The GPU is able to pull WAIT low in response to memory accesses by the host Z80. It's not rock-solid yet, though - I can adjust the delay for each memory access by setting a value in a GPU register accessible via an IO port, and turn the test on or off via that same register (bit 0 controls whether or not to apply WAIT states).
Most of the time it works fine - but every now and again it locks up with frenetic activity on the WAIT line. I need to spend some more time looking into the specific timings of what's going, but here's what I've found so far:
What you see above is a nanosecond-accurate timing chart for a typical memory read operation by the host Z80 (in the uCOM's case, a 10MHz Z80 running at 8MHz), with the FPGA's clock (asynchronous to the Z80's) at the bottom. Pay special attention to the red bar - this denotes the amount of time the FPGA has to detect a memory read op and set the WAIT signal high to trigger the 2N3904 transistor to pull the Z80_WAIT line low.
TsWAIT(Cf) is the critical timing, the time for WAIT to stabilise LOW before it is sampled by the Z80 on the falling edge of its T2 clock cycle - on the above diagram, it has been extended to include the 2N3904's Td (activation delay), so instead of 20ns as quoted in the Z80's specifications for the 10MHz variant, it is 55ns because of the additional 35ns required by the 2N3904 to pull the WAIT line low. This is an approximation - I'm no expert at reading or understanding datasheets, this is my best guess and is likely a ballpark figure at best.
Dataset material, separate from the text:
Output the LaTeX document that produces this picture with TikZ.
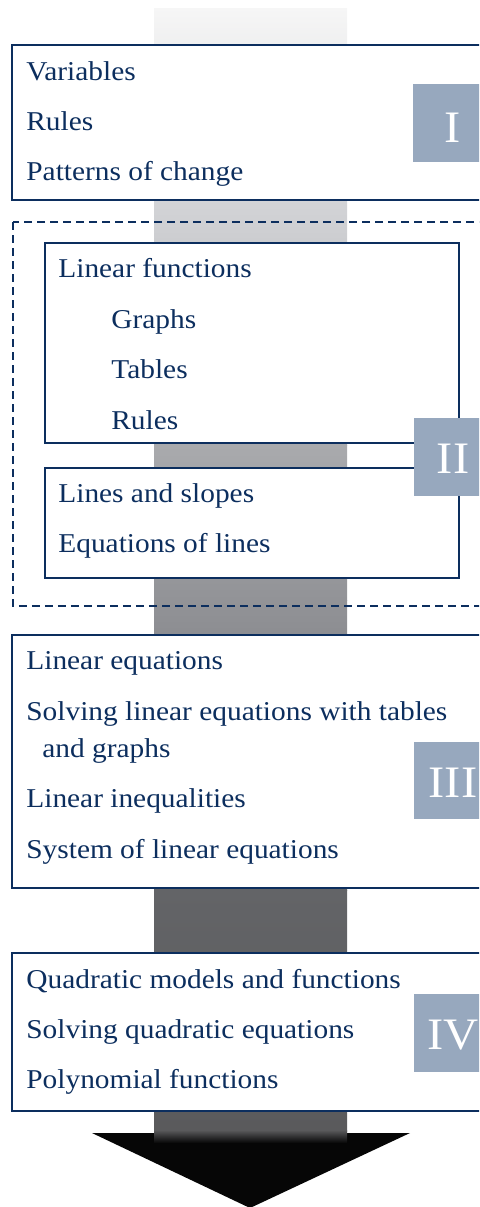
\documentclass[tikz,border=0pt]{standalone}
\usepackage{fontspec}
\setmainfont{Liberation Serif}[FakeStretch=1.08]
\definecolor{navy}{RGB}{12,46,94}
\definecolor{badgeblue}{RGB}{151,168,190}
\definecolor{g0}{RGB}{246,246,246}
\definecolor{g1}{RGB}{211,212,215}
\definecolor{g2}{RGB}{169,170,173}
\definecolor{g3}{RGB}{146,147,151}
\definecolor{g4}{RGB}{99,100,103}
\definecolor{g5}{RGB}{90,90,92}
\definecolor{g6}{RGB}{6,6,6}
\tikzset{
  topicbox/.style={draw=navy, line width=1.25pt, fill=white},
  groupbox/.style={draw=navy, line width=1.2pt, dash pattern=on 4pt off 2.5pt},
  item/.style={anchor=base west, inner sep=0pt, text=navy, font=\fontsize{13.6}{16}\selectfont},
  badge/.style={fill=badgeblue},
  numeral/.style={anchor=base, inner sep=0pt, text=white, font=\fontsize{22.5}{26}\selectfont},
}
\begin{document}
\begin{tikzpicture}[x=0.5pt, y=-0.5pt]
\useasboundingbox (0,0) rectangle (479,1207);
\clip (0,0) rectangle (479,1207);

% shaded shaft of the big arrow
\fill[top color=g0, bottom color=g1] (154,8) rectangle (347,200);
\fill[top color=g1, bottom color=g2] (154,200) rectangle (347,445);
\fill[top color=g2, bottom color=g3] (154,445) rectangle (347,600);
\fill[top color=g3, bottom color=g4] (154,600) rectangle (347,890);
\fill[top color=g4, bottom color=g5] (154,890) rectangle (347,1131);
% arrow head
\fill[g6] (92,1133) -- (410,1133) -- (250,1208) -- cycle;
\fill[top color=g5, bottom color=g6] (154,1130) rectangle (347,1143);

% stage I
\draw[topicbox] (12,45) rectangle (490,200);
\node[item] (v1) at (26,80) {Variables};
\node[item] (v2) at (26,130) {Rules};
\node[item] (v3) at (26,180) {Patterns of change};

% stage II
\draw[groupbox] (13,222) rectangle (490,606);
\draw[topicbox] (45,243) rectangle (459,443);
\node[item] (lf) at (58,277) {Linear functions};
\node[item] (lf1) at (111,328) {Graphs};
\node[item] (lf2) at (111,378) {Tables};
\node[item] (lf3) at (111,429) {Rules};
\draw[topicbox] (45,468) rectangle (459,578);
\node[item] (ls1) at (58,502) {Lines and slopes};
\node[item] (ls2) at (58,552) {Equations of lines};

% stage III
\draw[topicbox] (12,635) rectangle (490,888);
\node[item] (le1) at (26,669) {Linear equations};
\node[item] (le2) at (26,720) {Solving linear equations with tables};
\node[item] (le3) at (42,757) {and graphs};
\node[item] (le4) at (26,807) {Linear inequalities};
\node[item] (le5) at (26,858) {System of linear equations};

% stage IV
\draw[topicbox] (12,953) rectangle (490,1111);
\node[item] (q1) at (26,988) {Quadratic models and functions};
\node[item] (q2) at (26,1038) {Solving quadratic equations};
\node[item] (q3) at (26,1088) {Polynomial functions};

% stage numerals
\fill[badge] (413,84) rectangle (491,162);
\node[numeral] (nI) at (453,142) {I};
\fill[badge] (414,418) rectangle (492,496);
\node[numeral] (nII) at (453,473) {II};
\fill[badge] (414,742) rectangle (492,819);
\node[numeral] (nIII) at (453,797) {III};
\fill[badge] (414,994) rectangle (492,1072);
\node[numeral] (nIV) at (453,1049) {IV};
\end{tikzpicture}
\end{document}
So this explains some of the crashes I was experiencing when I first tried inserting WAIT states, as I was waiting to decode a memory read, which requires RD to go low, and as you can see in the chart above it doesn't leave enough time to get WAIT pulled low in time. Instead, the FPGA is now pulling WAIT low the cycle it sees MREQ go low and the address lines match the GPU RAM address range. It's a lot more stable now, but I'm still getting occasional crashes - or certain crashes if I do a memory op with LDIR, one of the Z80's fast block-memory op commands.
So timing is still an issue. It just surprises me that it is an issue at all, because (to me) the FPGA is fast, but I guess not as fast as dedicated, discrete chips decoding the memory op and address range (or a chip select, more likely) in old peripheral equipment back in the day.
Is there anything faster than a 2N3904, I wonder? That 35ns delay is a killer.